Chris Doyle will be on paid administrative leave as program officials perform an independent review, according to a statement from head coach Kirk Ferentz.
One athlete that posted on racial disparities in the program is former offensive lineman James Daniels.
Daniels also tweeted on behalf of his former teammate Anthony Gair:
And again for Maurice Fleming:
Ferentz' statement provides clarity to the the moves he and other program officials are making to provide a safe area for everyone involved. A Zoom conference call will be held Sunday at 4:00 p.m. to address the recent events.
Here's the full statement from Ferentz:
"This is a defining moment for the Iowa Hawkeye football program.
Over the past 24 hours I have seen some difficult and heartbreaking posts on social media. I appreciate the former players' candor and have been reaching out to many of them individually to hear more about their experiences in our program. I am planning on talking to all of them in the coming days. This is a process that will take some time, but change begins by listening first.

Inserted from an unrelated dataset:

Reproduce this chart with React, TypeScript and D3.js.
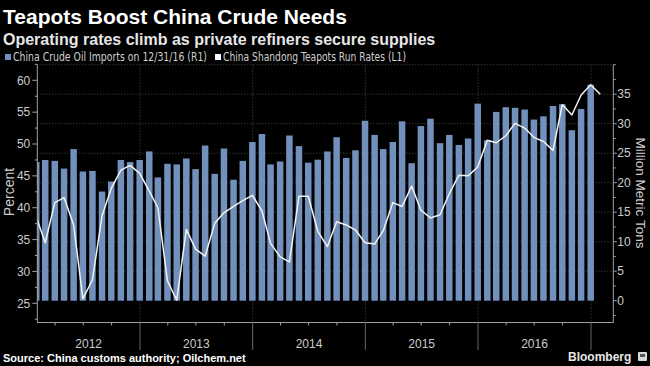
import React, { useEffect, useRef } from 'react';
import * as d3 from 'd3';

const width = 650;
const height = 366;

// China crude oil imports, million metric tons (R1), Jan 2012 - Dec 2016
const imports = [
  23.5, 23.85, 23.7, 22.4, 25.7, 21.9, 22.0, 18.5, 20.2, 23.85, 23.5, 23.85,
  25.3, 20.9, 23.2, 23.1, 24.1, 22.3, 26.3, 21.5, 25.8, 20.5, 23.7, 26.9,
  28.25, 23.1, 23.6, 28.0, 26.2, 23.4, 23.9, 25.3, 27.7, 24.2, 25.5, 30.5,
  28.1, 25.7, 26.9, 30.4, 23.3, 29.6, 30.85, 26.7, 28.1, 26.4, 27.5, 33.4,
  27.2, 32.0, 32.8, 32.7, 32.4, 30.7, 31.25, 33.0, 33.3, 28.9, 32.5, 36.6,
];

// Shandong teapots run rates, percent (L1), Jan 2012 - Jan 2017
const runRates = [
  38.5, 34.5, 40.8, 41.6, 37.3, 25.7, 28.7, 38.7, 43.05, 45.9, 46.65, 45.4,
  42.6, 40.0, 28.5, 25.5, 36.6, 33.5, 32.4, 37.55, 39.2, 40.2, 41.1, 41.95,
  39.5, 34.4, 32.3, 31.5, 41.8, 41.8, 36.3, 33.9, 37.8, 37.3, 36.5, 34.5,
  34.3, 36.4, 40.8, 40.2, 43.4, 39.6, 38.4, 38.9, 42.2, 45.1, 45.0, 46.4,
  50.6, 50.2, 51.3, 53.25, 52.5, 51.05, 50.4, 49.0, 56.2, 54.55, 57.7, 59.3,
  57.8,
];

const years = ['2012', '2013', '2014', '2015', '2016'];
const leftTicks = [25, 30, 35, 40, 45, 50, 55, 60];
const rightTicks = [0, 5, 10, 15, 20, 25, 30, 35];

const startYear = 2012;
const monthEnd = (i: number) => new Date(startYear, i + 1, 0);

const font = "'Liberation Sans', Arial, sans-serif";
const narrow = "'Liberation Sans Narrow', 'DejaVu Sans Condensed', 'Liberation Sans', sans-serif";

const TeapotsChart: React.FC = () => {
  const ref = useRef<SVGSVGElement>(null);

  useEffect(() => {
    if (!ref.current) return;
    document.body.style.margin = '0';
    document.body.style.background = '#000';

    const svg = d3.select(ref.current);
    svg.selectAll('*').remove();

    const left = 37.3;
    const right = 613.3;
    const top = 64.7;
    const bottom = 322.5;

    const x = d3
      .scaleTime()
      .domain([new Date(2013, 0, 1), new Date(2017, 0, 1)])
      .range([140, 591]);
    const yL = d3.scaleLinear().domain([25, 60]).range([303.3, 80.3]);
    const yR = d3.scaleLinear().domain([0, 35]).range([300.7, 94.2]);

    svg.append('rect').attr('width', width).attr('height', height).attr('fill', '#000');

    svg
      .append('defs')
      .append('clipPath')
      .attr('id', 'plot-clip')
      .append('rect')
      .attr('x', left)
      .attr('y', top)
      .attr('width', right - left)
      .attr('height', bottom - top);

    // titles
    svg
      .append('text')
      .attr('x', 3)
      .attr('y', 24)
      .attr('fill', '#fff')
      .style('font', `bold 21px ${font}`)
      .text('Teapots Boost China Crude Needs');
    svg
      .append('text')
      .attr('x', 3)
      .attr('y', 45)
      .attr('fill', '#e6e6e6')
      .style('font', `bold 16px ${font}`)
      .text('Operating rates climb as private refiners secure supplies');

    // legend
    const legend = [
      { label: 'China Crude Oil Imports on 12/31/16 (R1)', color: '#7190bb', x: 5, w: 194 },
      { label: 'China Shandong Teapots Run Rates (L1)', color: '#ffffff', x: 215, w: 183 },
    ];
    legend.forEach(l => {
      svg.append('rect').attr('x', l.x).attr('y', 54).attr('width', 6).attr('height', 6).attr('fill', l.color);
      svg
        .append('text')
        .attr('x', l.x + 8)
        .attr('y', 61)
        .attr('fill', '#cfcfcf')
        .attr('textLength', l.w)
        .attr('lengthAdjust', 'spacingAndGlyphs')
        .style('font', `12px ${narrow}`)
        .text(l.label);
    });

    // gridlines
    const grid = svg.append('g').attr('stroke', '#4a4a4a').attr('stroke-dasharray', '1,2');
    rightTicks
      .filter(t => t > 0)
      .concat([40])
      .forEach(t => {
        grid.append('line').attr('x1', left).attr('x2', right).attr('y1', yR(t)).attr('y2', yR(t));
      });
    const yearStarts = d3.range(startYear + 1, startYear + years.length + 1).map(y => new Date(y, 0, 1));
    yearStarts.forEach(d => {
      grid.append('line').attr('x1', x(d)).attr('x2', x(d)).attr('y1', top).attr('y2', bottom);
    });

    // bars
    const barW = 6.5;
    svg
      .append('g')
      .attr('clip-path', 'url(#plot-clip)')
      .selectAll('rect')
      .data(imports)
      .enter()
      .append('rect')
      .attr('x', (d, i) => x(monthEnd(i)) - barW / 2)
      .attr('y', d => yR(d))
      .attr('width', barW)
      .attr('height', d => yR(0) - yR(d))
      .attr('fill', '#7190bb');

    // line
    const line = d3
      .line<number>()
      .x((d, i) => x(monthEnd(i)))
      .y(d => yL(d));
    svg
      .append('path')
      .attr('clip-path', 'url(#plot-clip)')
      .attr('d', line(runRates))
      .attr('fill', 'none')
      .attr('stroke', '#f2f2f2')
      .attr('stroke-width', 1.5)
      .attr('stroke-linejoin', 'round');

    const axisColor = '#a0a0a0';
    const labelColor = '#cccccc';

    // left axis
    svg.append('line').attr('x1', left).attr('x2', left).attr('y1', top).attr('y2', bottom).attr('stroke', axisColor);
    leftTicks.forEach(t => {
      svg.append('line').attr('x1', left - 5).attr('x2', left).attr('y1', yL(t)).attr('y2', yL(t)).attr('stroke', axisColor);
      svg
        .append('text')
        .attr('x', left - 7)
        .attr('y', yL(t))
        .attr('dy', '0.35em')
        .attr('text-anchor', 'end')
        .attr('fill', labelColor)
        .style('font', `12px ${font}`)
        .text(t);
    });
    leftTicks.map(t => t - 2.5).concat([62.5]).forEach(t => {
      svg.append('line').attr('x1', left - 2.5).attr('x2', left).attr('y1', yL(t)).attr('y2', yL(t)).attr('stroke', axisColor);
    });
    svg
      .append('text')
      .attr('transform', `translate(14,192) rotate(-90)`)
      .attr('text-anchor', 'middle')
      .attr('fill', labelColor)
      .style('font', `14px ${font}`)
      .text('Percent');

    // right axis
    svg.append('line').attr('x1', right).attr('x2', right).attr('y1', top).attr('y2', bottom).attr('stroke', axisColor);
    rightTicks.forEach(t => {
      svg.append('line').attr('x1', right).attr('x2', right + 3.5).attr('y1', yR(t)).attr('y2', yR(t)).attr('stroke', axisColor);
      svg
        .append('text')
        .attr('x', right + 4)
        .attr('y', yR(t))
        .attr('dy', '0.35em')
        .attr('fill', labelColor)
        .style('font', `12px ${font}`)
        .text(t);
    });
    rightTicks.map(t => t - 2.5).concat([37.5, 40]).forEach(t => {
      svg.append('line').attr('x1', right).attr('x2', right + 2.5).attr('y1', yR(t)).attr('y2', yR(t)).attr('stroke', axisColor);
    });
    svg
      .append('text')
      .attr('transform', `translate(636,193) rotate(90)`)
      .attr('text-anchor', 'middle')
      .attr('fill', labelColor)
      .style('font', `13.5px ${font}`)
      .text('Million Metric Tons');

    // bottom axis
    svg.append('line').attr('x1', left).attr('x2', right).attr('y1', bottom).attr('y2', bottom).attr('stroke', axisColor);
    d3.timeMonth
      .every(3)!
      .range(new Date(startYear, 0, 1), new Date(2017, 0, 2))
      .filter(d => d.getMonth() !== 0)
      .forEach(d => {
        svg.append('line').attr('x1', x(d)).attr('x2', x(d)).attr('y1', bottom).attr('y2', bottom + 3).attr('stroke', axisColor);
      });
    yearStarts.forEach(d => {
      svg.append('line').attr('x1', x(d)).attr('x2', x(d)).attr('y1', bottom).attr('y2', 350).attr('stroke', '#666');
    });
    years.forEach(y => {
      const x0 = Math.max(left, x(new Date(+y, 0, 1)));
      const x1 = x(new Date(+y + 1, 0, 1));
      svg
        .append('text')
        .attr('x', (x0 + x1) / 2)
        .attr('y', 348)
        .attr('text-anchor', 'middle')
        .attr('fill', labelColor)
        .style('font', `12px ${font}`)
        .text(y);
    });

    // footer
    svg
      .append('text')
      .attr('x', 3)
      .attr('y', 362)
      .attr('fill', '#fff')
      .style('font', `bold 11px ${font}`)
      .text('Source: China customs authority; Oilchem.net');
    svg
      .append('text')
      .attr('x', 568)
      .attr('y', 361)
      .attr('fill', '#e6e6e6')
      .style('font', `bold 12px ${font}`)
      .text('Bloomberg');
    svg.append('rect').attr('x', 638).attr('y', 352).attr('width', 9).attr('height', 9).attr('rx', 1).attr('fill', '#d8d8d8');
    svg.append('rect').attr('x', 640).attr('y', 354).attr('width', 5).attr('height', 3).attr('fill', '#555');
  }, []);

  return <svg ref={ref} width={width} height={height} style={{ display: 'block' }} />;
};

export default function App() {
  return <TeapotsChart />;
}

Many of the discussions have centered around our strength and conditioning program and coach Chris Doyle. I have spoken with him about the allegations posted on social media. They are troubling and have created a lasting impact on those players. Therefore, coach Doyle has been placed on administrative leave immediately while there is an independent review. He and I agree that all parties will have their voices heard and then a decision about how to move forward will be made.
There has been a call for a cultural shift in our program. Therefore, I am creating an advisory committee, chaired by a former player and made up of current and former players as well as department staff. This will be a diverse group that will be able to share without judgement so we can all examine where we are today and how we can have a better environment tomorrow.
Football is a game of discipline and sacrifice. In our program there are high standards and accountability - we have a good team of players, coaches and staff members. But it is clear we can do more to create a welcoming and respectful environment where every player can grow, develop and become the best version of himself.
As I told the team earlier this week - I am a white football coach. Teaching is what I do best. But it is also important to know when to be the student.
Several days ago the players asked permission to post on social media so they could participate in the national discussion around injustice, racism and inequality. As a team we agreed last Thursday to lift the longstanding ban of players on social media and so you will be seeing them enter the now broader conversation.
These are painful times. As a leader you can learn a lot by listening but then you must take action. Finally, I told the team that change begins with us, but truly change begins with me."